Particle Size There was one data set received that included some information on the particle size distribution. While some basic information was missing, efforts were made to process this information to assess if there was any size dependency for plugging.
Temperature While it is uncertain that this is fractured injection, these data clearly show a reduction in the injectivity as the temperature increases, likely due to thermal alteration of the in-situ stresses.
Viscosity Viscosity changes with temperature and stress changes with temperature are competing mechanisms. Viscosity changes may be more important in soft formations although they were not in this particular instance.
Reservoir Pressure Two field examples are given indicating that it is crucial to make best efforts to measure, simulate or infer temporal variations in reservoir pressure.
Soft Formations Is it possible to fracture (either during injection or stimulation) an unconsolidated formation. Maybe. This example shows that you can at least inject above the total horizontal in-situ stress and that injectivity can be higher and stay high under these circumstances.

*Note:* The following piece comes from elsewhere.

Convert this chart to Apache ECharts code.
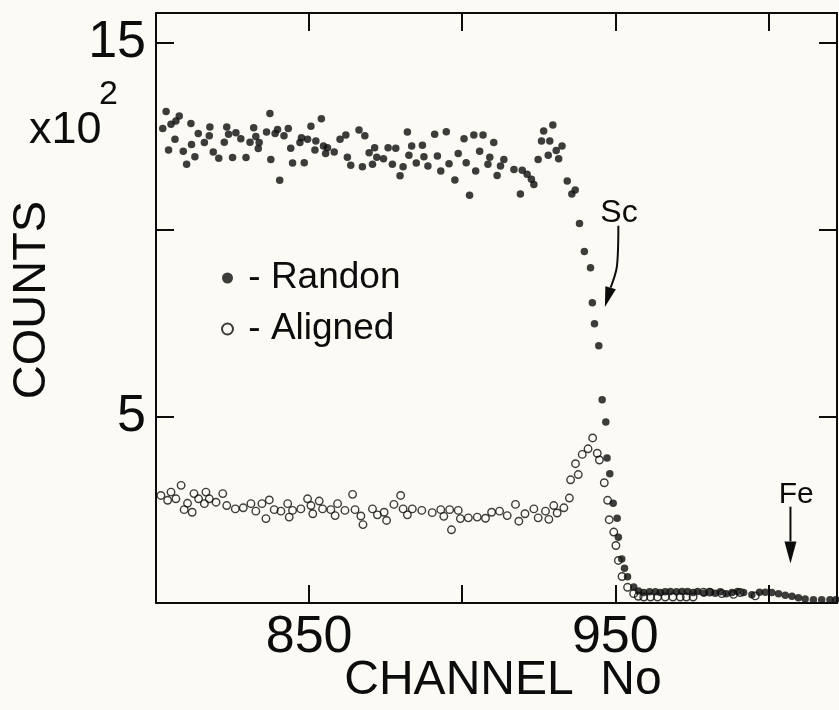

Acidizing This example is NAM1. It is used as a showcase in many places in these Best Practices, for two reasons. First, without carefully processing the data, converting to bottomhole conditions and taking out extraneous data (i.e., before a nonreturn valve was removed from the string), it was thought that this was injecting under matrix conditions. Later thinking strongly suggests that it was fractured injection. Secondly, the success of the acid treatment may have had more to do with cleaning the string than anything occurring in the reservoir.